Work instructions
Copy each line exactly. Drop every picture.

(Figure scripts)

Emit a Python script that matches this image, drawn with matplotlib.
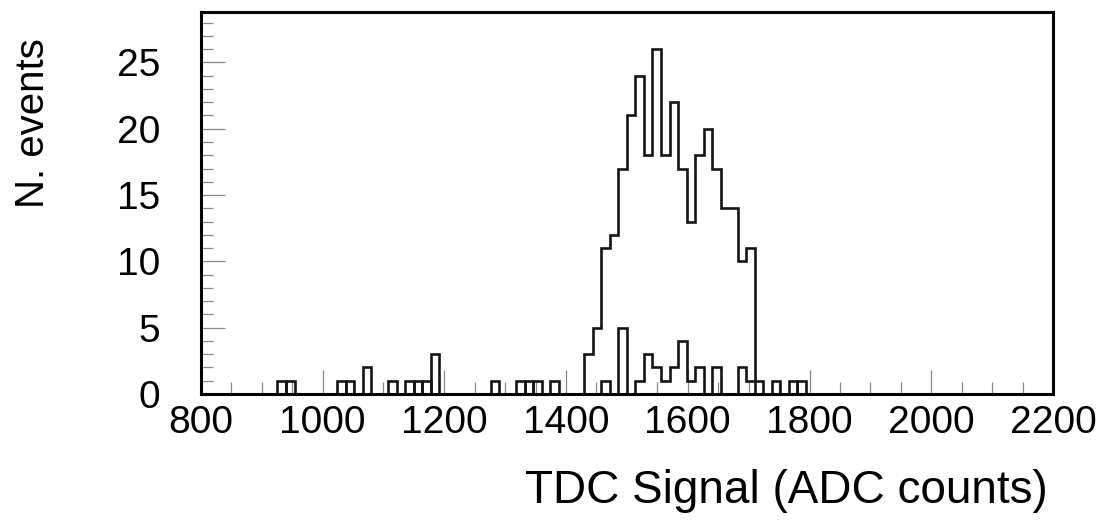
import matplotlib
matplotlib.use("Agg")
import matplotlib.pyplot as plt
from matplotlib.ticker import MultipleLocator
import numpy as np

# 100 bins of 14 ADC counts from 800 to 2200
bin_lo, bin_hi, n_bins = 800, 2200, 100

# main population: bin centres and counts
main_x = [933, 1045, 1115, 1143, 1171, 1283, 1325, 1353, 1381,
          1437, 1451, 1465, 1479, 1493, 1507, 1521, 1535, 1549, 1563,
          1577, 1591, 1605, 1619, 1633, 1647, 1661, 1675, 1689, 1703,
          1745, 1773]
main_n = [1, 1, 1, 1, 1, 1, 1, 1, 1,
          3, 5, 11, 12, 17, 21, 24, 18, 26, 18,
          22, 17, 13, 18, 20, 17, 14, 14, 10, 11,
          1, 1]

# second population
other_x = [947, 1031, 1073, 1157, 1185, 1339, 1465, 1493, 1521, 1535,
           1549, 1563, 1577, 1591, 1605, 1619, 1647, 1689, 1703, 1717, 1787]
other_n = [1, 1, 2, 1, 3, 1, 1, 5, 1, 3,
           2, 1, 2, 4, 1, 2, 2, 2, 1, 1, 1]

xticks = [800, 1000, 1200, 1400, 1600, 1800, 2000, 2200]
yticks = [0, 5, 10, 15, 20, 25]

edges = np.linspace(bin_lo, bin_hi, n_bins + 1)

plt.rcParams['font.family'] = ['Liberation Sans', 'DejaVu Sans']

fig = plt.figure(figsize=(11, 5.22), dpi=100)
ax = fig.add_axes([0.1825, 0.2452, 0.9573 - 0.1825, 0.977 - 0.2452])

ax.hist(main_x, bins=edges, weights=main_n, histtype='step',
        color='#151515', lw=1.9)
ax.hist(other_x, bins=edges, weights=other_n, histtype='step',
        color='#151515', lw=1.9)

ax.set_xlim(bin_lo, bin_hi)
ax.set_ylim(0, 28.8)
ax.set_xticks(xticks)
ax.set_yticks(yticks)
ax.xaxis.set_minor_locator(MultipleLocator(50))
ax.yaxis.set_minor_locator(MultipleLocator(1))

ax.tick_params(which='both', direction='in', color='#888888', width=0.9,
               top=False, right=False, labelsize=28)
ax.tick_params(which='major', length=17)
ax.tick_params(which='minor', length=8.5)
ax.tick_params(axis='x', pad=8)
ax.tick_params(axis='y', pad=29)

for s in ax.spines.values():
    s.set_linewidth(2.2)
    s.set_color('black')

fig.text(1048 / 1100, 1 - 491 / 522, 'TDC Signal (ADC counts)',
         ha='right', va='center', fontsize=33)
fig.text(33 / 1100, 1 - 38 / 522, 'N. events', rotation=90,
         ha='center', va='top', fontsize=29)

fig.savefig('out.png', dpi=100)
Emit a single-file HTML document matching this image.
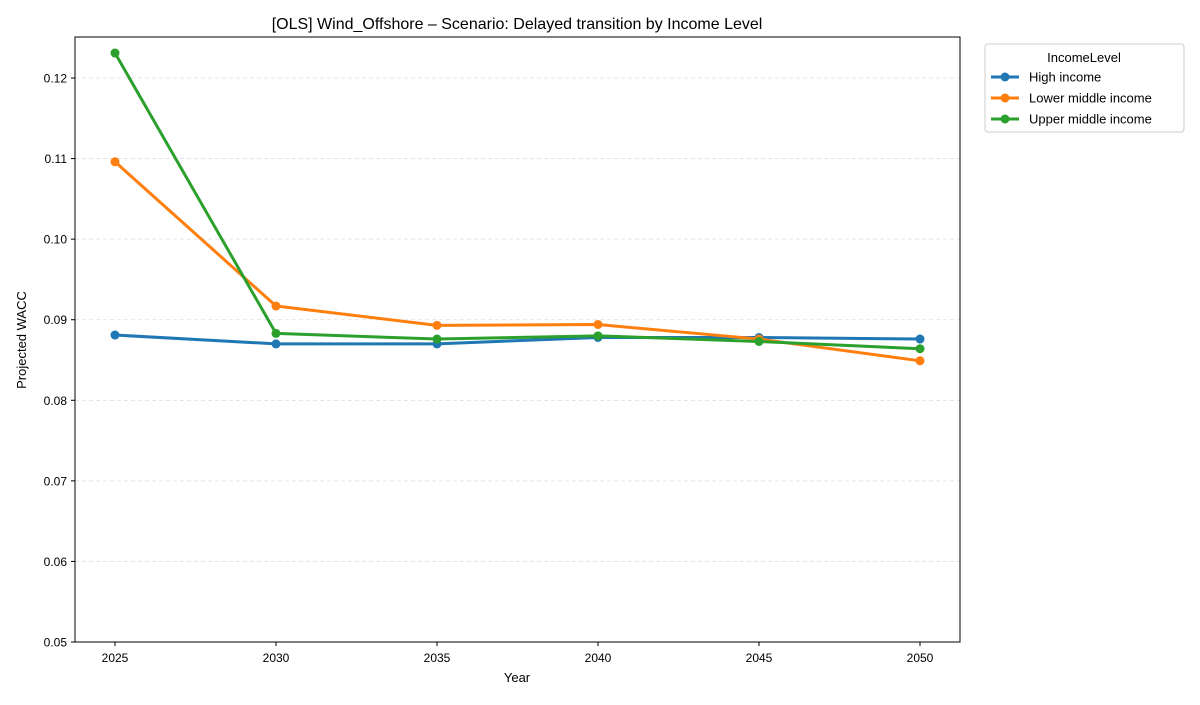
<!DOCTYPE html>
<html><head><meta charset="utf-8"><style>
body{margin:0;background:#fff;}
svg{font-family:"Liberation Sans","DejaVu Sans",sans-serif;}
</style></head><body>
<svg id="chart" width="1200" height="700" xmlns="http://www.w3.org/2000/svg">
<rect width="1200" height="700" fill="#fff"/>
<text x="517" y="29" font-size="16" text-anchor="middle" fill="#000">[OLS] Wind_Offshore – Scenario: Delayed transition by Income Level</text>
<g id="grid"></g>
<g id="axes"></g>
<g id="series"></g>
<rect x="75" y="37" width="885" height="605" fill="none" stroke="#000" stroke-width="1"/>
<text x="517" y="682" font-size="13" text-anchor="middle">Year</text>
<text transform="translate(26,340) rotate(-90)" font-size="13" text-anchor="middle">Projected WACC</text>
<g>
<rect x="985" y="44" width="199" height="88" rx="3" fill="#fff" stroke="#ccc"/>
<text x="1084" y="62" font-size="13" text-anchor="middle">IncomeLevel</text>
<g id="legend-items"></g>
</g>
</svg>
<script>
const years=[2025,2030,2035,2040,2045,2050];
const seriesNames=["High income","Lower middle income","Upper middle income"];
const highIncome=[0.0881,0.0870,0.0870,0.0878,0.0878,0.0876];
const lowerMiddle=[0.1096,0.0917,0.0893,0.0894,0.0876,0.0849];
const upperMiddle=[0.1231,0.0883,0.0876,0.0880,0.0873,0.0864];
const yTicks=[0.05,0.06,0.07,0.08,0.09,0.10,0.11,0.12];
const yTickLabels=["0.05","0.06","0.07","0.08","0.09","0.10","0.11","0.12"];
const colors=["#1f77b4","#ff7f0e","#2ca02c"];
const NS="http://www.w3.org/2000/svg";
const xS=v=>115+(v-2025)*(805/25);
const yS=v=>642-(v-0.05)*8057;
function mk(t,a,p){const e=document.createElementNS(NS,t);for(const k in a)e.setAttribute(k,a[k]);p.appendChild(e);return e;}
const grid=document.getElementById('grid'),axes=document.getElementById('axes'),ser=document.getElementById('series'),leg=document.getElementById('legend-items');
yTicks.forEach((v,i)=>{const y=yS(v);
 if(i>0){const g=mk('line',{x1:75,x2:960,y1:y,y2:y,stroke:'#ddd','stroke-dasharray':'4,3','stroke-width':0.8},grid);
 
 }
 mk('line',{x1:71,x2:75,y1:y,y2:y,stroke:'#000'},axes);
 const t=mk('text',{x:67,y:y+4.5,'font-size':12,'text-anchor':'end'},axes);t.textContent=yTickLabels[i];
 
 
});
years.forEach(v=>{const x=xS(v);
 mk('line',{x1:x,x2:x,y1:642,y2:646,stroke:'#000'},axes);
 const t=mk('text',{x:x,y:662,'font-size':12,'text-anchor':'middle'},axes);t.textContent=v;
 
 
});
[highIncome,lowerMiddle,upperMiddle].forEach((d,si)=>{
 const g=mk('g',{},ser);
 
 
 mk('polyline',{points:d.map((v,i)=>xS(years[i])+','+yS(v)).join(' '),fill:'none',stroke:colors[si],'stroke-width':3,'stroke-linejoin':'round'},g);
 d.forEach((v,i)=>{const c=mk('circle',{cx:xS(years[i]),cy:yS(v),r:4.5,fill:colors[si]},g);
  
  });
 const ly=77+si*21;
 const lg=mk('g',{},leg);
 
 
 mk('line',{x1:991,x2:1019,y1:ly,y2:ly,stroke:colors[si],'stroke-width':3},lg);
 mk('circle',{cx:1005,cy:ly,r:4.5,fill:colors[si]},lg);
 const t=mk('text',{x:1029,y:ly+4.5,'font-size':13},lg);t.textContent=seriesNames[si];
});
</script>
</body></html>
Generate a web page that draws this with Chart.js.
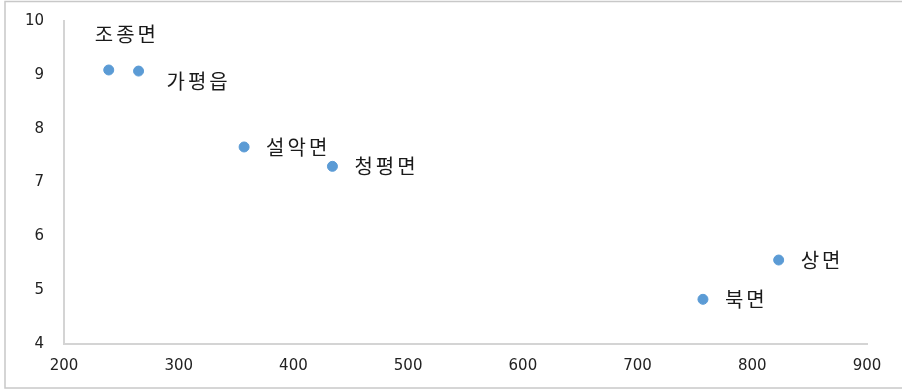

The output
Emit a Python script that matches this image, drawn with matplotlib.
import matplotlib
matplotlib.use("Agg")
import matplotlib.pyplot as plt
from matplotlib.ticker import MultipleLocator
import numpy as np

# 100 bins of 14 ADC counts from 800 to 2200
bin_lo, bin_hi, n_bins = 800, 2200, 100

# main population: bin centres and counts
main_x = [933, 1045, 1115, 1143, 1171, 1283, 1325, 1353, 1381,
          1437, 1451, 1465, 1479, 1493, 1507, 1521, 1535, 1549, 1563,
          1577, 1591, 1605, 1619, 1633, 1647, 1661, 1675, 1689, 1703,
          1745, 1773]
main_n = [1, 1, 1, 1, 1, 1, 1, 1, 1,
          3, 5, 11, 12, 17, 21, 24, 18, 26, 18,
          22, 17, 13, 18, 20, 17, 14, 14, 10, 11,
          1, 1]

# second population
other_x = [947, 1031, 1073, 1157, 1185, 1339, 1465, 1493, 1521, 1535,
           1549, 1563, 1577, 1591, 1605, 1619, 1647, 1689, 1703, 1717, 1787]
other_n = [1, 1, 2, 1, 3, 1, 1, 5, 1, 3,
           2, 1, 2, 4, 1, 2, 2, 2, 1, 1, 1]

xticks = [800, 1000, 1200, 1400, 1600, 1800, 2000, 2200]
yticks = [0, 5, 10, 15, 20, 25]

edges = np.linspace(bin_lo, bin_hi, n_bins + 1)

plt.rcParams['font.family'] = ['Liberation Sans', 'DejaVu Sans']

fig = plt.figure(figsize=(11, 5.22), dpi=100)
ax = fig.add_axes([0.1825, 0.2452, 0.9573 - 0.1825, 0.977 - 0.2452])

ax.hist(main_x, bins=edges, weights=main_n, histtype='step',
        color='#151515', lw=1.9)
ax.hist(other_x, bins=edges, weights=other_n, histtype='step',
        color='#151515', lw=1.9)

ax.set_xlim(bin_lo, bin_hi)
ax.set_ylim(0, 28.8)
ax.set_xticks(xticks)
ax.set_yticks(yticks)
ax.xaxis.set_minor_locator(MultipleLocator(50))
ax.yaxis.set_minor_locator(MultipleLocator(1))

ax.tick_params(which='both', direction='in', color='#888888', width=0.9,
               top=False, right=False, labelsize=28)
ax.tick_params(which='major', length=17)
ax.tick_params(which='minor', length=8.5)
ax.tick_params(axis='x', pad=8)
ax.tick_params(axis='y', pad=29)

for s in ax.spines.values():
    s.set_linewidth(2.2)
    s.set_color('black')

fig.text(1048 / 1100, 1 - 491 / 522, 'TDC Signal (ADC counts)',
         ha='right', va='center', fontsize=33)
fig.text(33 / 1100, 1 - 38 / 522, 'N. events', rotation=90,
         ha='center', va='top', fontsize=29)

fig.savefig('out.png', dpi=100)
Emit a single-file HTML document matching this image.
<!DOCTYPE html>
<html><head><meta charset="utf-8"><style>
body{margin:0;background:#fff;}
svg{font-family:"Liberation Sans","DejaVu Sans",sans-serif;}
</style></head><body>
<svg id="chart" width="1200" height="700" xmlns="http://www.w3.org/2000/svg">
<rect width="1200" height="700" fill="#fff"/>
<text x="517" y="29" font-size="16" text-anchor="middle" fill="#000">[OLS] Wind_Offshore – Scenario: Delayed transition by Income Level</text>
<g id="grid"></g>
<g id="axes"></g>
<g id="series"></g>
<rect x="75" y="37" width="885" height="605" fill="none" stroke="#000" stroke-width="1"/>
<text x="517" y="682" font-size="13" text-anchor="middle">Year</text>
<text transform="translate(26,340) rotate(-90)" font-size="13" text-anchor="middle">Projected WACC</text>
<g>
<rect x="985" y="44" width="199" height="88" rx="3" fill="#fff" stroke="#ccc"/>
<text x="1084" y="62" font-size="13" text-anchor="middle">IncomeLevel</text>
<g id="legend-items"></g>
</g>
</svg>
<script>
const years=[2025,2030,2035,2040,2045,2050];
const seriesNames=["High income","Lower middle income","Upper middle income"];
const highIncome=[0.0881,0.0870,0.0870,0.0878,0.0878,0.0876];
const lowerMiddle=[0.1096,0.0917,0.0893,0.0894,0.0876,0.0849];
const upperMiddle=[0.1231,0.0883,0.0876,0.0880,0.0873,0.0864];
const yTicks=[0.05,0.06,0.07,0.08,0.09,0.10,0.11,0.12];
const yTickLabels=["0.05","0.06","0.07","0.08","0.09","0.10","0.11","0.12"];
const colors=["#1f77b4","#ff7f0e","#2ca02c"];
const NS="http://www.w3.org/2000/svg";
const xS=v=>115+(v-2025)*(805/25);
const yS=v=>642-(v-0.05)*8057;
function mk(t,a,p){const e=document.createElementNS(NS,t);for(const k in a)e.setAttribute(k,a[k]);p.appendChild(e);return e;}
const grid=document.getElementById('grid'),axes=document.getElementById('axes'),ser=document.getElementById('series'),leg=document.getElementById('legend-items');
yTicks.forEach((v,i)=>{const y=yS(v);
 if(i>0){const g=mk('line',{x1:75,x2:960,y1:y,y2:y,stroke:'#ddd','stroke-dasharray':'4,3','stroke-width':0.8},grid);
 
 }
 mk('line',{x1:71,x2:75,y1:y,y2:y,stroke:'#000'},axes);
 const t=mk('text',{x:67,y:y+4.5,'font-size':12,'text-anchor':'end'},axes);t.textContent=yTickLabels[i];
 
 
});
years.forEach(v=>{const x=xS(v);
 mk('line',{x1:x,x2:x,y1:642,y2:646,stroke:'#000'},axes);
 const t=mk('text',{x:x,y:662,'font-size':12,'text-anchor':'middle'},axes);t.textContent=v;
 
 
});
[highIncome,lowerMiddle,upperMiddle].forEach((d,si)=>{
 const g=mk('g',{},ser);
 
 
 mk('polyline',{points:d.map((v,i)=>xS(years[i])+','+yS(v)).join(' '),fill:'none',stroke:colors[si],'stroke-width':3,'stroke-linejoin':'round'},g);
 d.forEach((v,i)=>{const c=mk('circle',{cx:xS(years[i]),cy:yS(v),r:4.5,fill:colors[si]},g);
  
  });
 const ly=77+si*21;
 const lg=mk('g',{},leg);
 
 
 mk('line',{x1:991,x2:1019,y1:ly,y2:ly,stroke:colors[si],'stroke-width':3},lg);
 mk('circle',{cx:1005,cy:ly,r:4.5,fill:colors[si]},lg);
 const t=mk('text',{x:1029,y:ly+4.5,'font-size':13},lg);t.textContent=seriesNames[si];
});
</script>
</body></html>
Generate a web page that draws this with Chart.js.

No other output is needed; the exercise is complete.